If you need something a bit lighter, then Sandoitchi is a good place to start. No, it’s not barbecue, but you may remember this Dallas-based Japanese sandwich pop-up from its collaboration with Goldee’s Barbecue last year. I loved the strawberry cream sando with fruit and whipped cream between slices of fluffy Japanese milk bread ($16), and the deep-fried mochi ice cream bites (two for $20) were unexpectedly refreshing.
It’s rare that a spot from our best new joints list serves at the fair, but this is actually the second year in a row Pit Commander Barbecue is popping up with its alter ego, Texapolitan Pizza. Stephan Nedwetzky and his wife, Yolanda Russotti, serve wood-fired pizza from a booth below Big Tex’s right hand. Behind the counter you’ll see the pizza oven and the offset smoker used for the signature pork belly burnt-end pizza ($26).

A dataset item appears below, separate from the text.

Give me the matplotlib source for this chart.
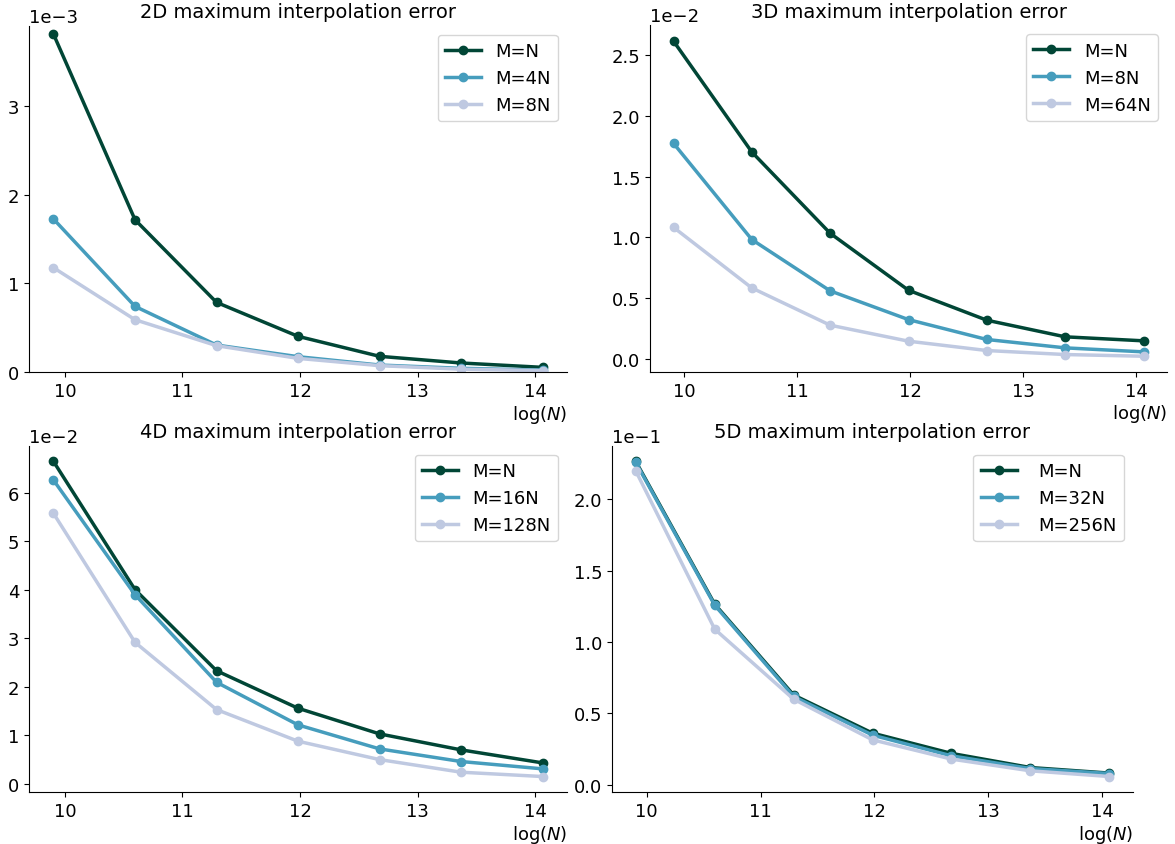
import numpy as np
import matplotlib
matplotlib.use('Agg')
import matplotlib.pyplot as plt

# N values used for the x axis (plotted as natural log)
N_values = [20000, 40000, 80000, 160000, 320000, 640000, 1280000]

colors = ['#014636', '#469dbd', '#bfc9e1']

# 2D maximum interpolation error
err_2d_labels = ['M=N', 'M=4N', 'M=8N']
err_2d_MN = [3.805e-3, 1.717e-3, 0.787e-3, 0.405e-3, 0.180e-3, 0.105e-3, 0.056e-3]
err_2d_M4N = [1.725e-3, 0.742e-3, 0.307e-3, 0.176e-3, 0.082e-3, 0.045e-3, 0.025e-3]
err_2d_M8N = [1.177e-3, 0.592e-3, 0.300e-3, 0.157e-3, 0.075e-3, 0.035e-3, 0.020e-3]
err_2d_yticks = [0, 1e-3, 2e-3, 3e-3]

# 3D maximum interpolation error
err_3d_labels = ['M=N', 'M=8N', 'M=64N']
err_3d_MN = [2.618e-2, 1.703e-2, 1.033e-2, 0.563e-2, 0.316e-2, 0.179e-2, 0.146e-2]
err_3d_M8N = [1.775e-2, 0.981e-2, 0.558e-2, 0.321e-2, 0.157e-2, 0.088e-2, 0.055e-2]
err_3d_M64N = [1.082e-2, 0.582e-2, 0.275e-2, 0.143e-2, 0.066e-2, 0.033e-2, 0.019e-2]

# 4D maximum interpolation error
err_4d_labels = ['M=N', 'M=16N', 'M=128N']
err_4d_MN = [6.64e-2, 4.00e-2, 2.33e-2, 1.557e-2, 1.029e-2, 0.700e-2, 0.432e-2]
err_4d_M16N = [6.255e-2, 3.896e-2, 2.092e-2, 1.214e-2, 0.720e-2, 0.460e-2, 0.309e-2]
err_4d_M128N = [5.57e-2, 2.915e-2, 1.53e-2, 0.878e-2, 0.500e-2, 0.240e-2, 0.151e-2]

# 5D maximum interpolation error
err_5d_labels = ['M=N', 'M=32N', 'M=256N']
err_5d_MN = [2.266e-1, 1.266e-1, 0.629e-1, 0.362e-1, 0.220e-1, 0.121e-1, 0.082e-1]
err_5d_M32N = [2.259e-1, 1.259e-1, 0.619e-1, 0.348e-1, 0.203e-1, 0.114e-1, 0.079e-1]
err_5d_M256N = [2.200e-1, 1.091e-1, 0.600e-1, 0.315e-1, 0.180e-1, 0.098e-1, 0.058e-1]

plt.rcParams['font.size'] = 13


def plot_errors(ax, title, labels, series, textpad=0.8):
    x = np.log(N_values)
    for lab, vals, col in zip(labels, series, colors):
        ax.plot(x, vals, '-o', color=col, label=lab, linewidth=2.5, markersize=6)
    ax.set_title(title, fontsize=14)
    ax.set_xlabel(r'log($N$)', loc='right', labelpad=2)
    ax.ticklabel_format(axis='y', style='sci', scilimits=(0, 0))
    ax.spines['top'].set_visible(False)
    ax.spines['right'].set_visible(False)
    ax.legend(loc='upper right', handletextpad=textpad)


fig = plt.figure(figsize=(11.75, 8.45), dpi=100)
ax1 = fig.add_axes([0.0247, 0.5582, 0.4579, 0.4102])
ax2 = fig.add_axes([0.5532, 0.5586, 0.4400, 0.4102])
ax3 = fig.add_axes([0.0247, 0.0612, 0.4579, 0.4102])
ax4 = fig.add_axes([0.5209, 0.0612, 0.4434, 0.4102])

plot_errors(ax1, '2D maximum interpolation error', err_2d_labels,
            [err_2d_MN, err_2d_M4N, err_2d_M8N])
ax1.set_ylim(0, 3.9e-3)
ax1.set_yticks(err_2d_yticks)
plot_errors(ax2, '3D maximum interpolation error', err_3d_labels,
            [err_3d_MN, err_3d_M8N, err_3d_M64N])
plot_errors(ax3, '4D maximum interpolation error', err_4d_labels,
            [err_4d_MN, err_4d_M16N, err_4d_M128N])
plot_errors(ax4, '5D maximum interpolation error', err_5d_labels,
            [err_5d_MN, err_5d_M32N, err_5d_M256N], textpad=1.2)

fig.savefig('out.png', dpi=100)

Last year, the couple borrowed a wood-fired pizza oven from Antoine Cantarel of Bread Stone Ovens in Dallas to audition for fair officials. They served the smoked pork belly burnt-end pizza and got the thumbs-up. All they needed was a $30,000 oven of their own, which they acquired the week before the fair began last year. They averaged 280 pizzas per day and expect to sell the same this year. It’s challenging at times, but “it’s like a childhood dream come true,” Nedwetzky said. “It’s the State Fair of Texas and we get to work here.”
Ninety seconds is all Nedwetzky needs to fire off one of his Neapolitan-style pizzas, so they’re all made fresh. He has juggled eight pizzas in the oven at once, all of which need to be rotated as they cook, but he said five at a time is a more comfortable limit. He lights the oak fire every morning at 7 to get the oven properly preheated. When I arrived just before they started serving at 10 a.m., an infrared thermometer pointing at the center of the oven read 813 degrees, about three times hotter than the smoker, which cooks ninety whole pork bellies during the 23 days of the fair.
Nedwetzky makes the dough from scratch, and it goes through a three-day cold-fermentation process before it’s ready. I watched as his assistant cook Jon Southard stretched the dough and topped it with crushed San Marzano tomatoes, pecorino romano, shredded mozzarella, and fresh-sliced mozzarella. He nestled a half-dozen nuggets of smoked pork belly into the cheese and the same amount of fresh jalapeño slices. Then Nedwetzky moved the pizza to the oven. He rotated it as the edge closest to the fire browned, then hoisted it high to the top of the dome, where it is hottest, to get that final blast of heat on the toppings.
The final garnish is an unusual combination of crumbled cotija cheese and several drops of tangy, mustard-tinged barbecue sauce. The final flavor was creamy, savory, spicy, and sharp. The crust has a nice chew, and the twice-cooked pork belly burnt ends sizzled from the heat of the pizza oven. “It melts in your mouth like a hot marshmallow,” Nedwetzky said.
The pizza is not deep-fried nor a display of excess like so many other fair options, but it’s one heck of a meal. Pizza is as big a passion for Nedwetzky as barbecue. “I have so much more fun with this—and I hate to say it—than with barbecue,” he admitted.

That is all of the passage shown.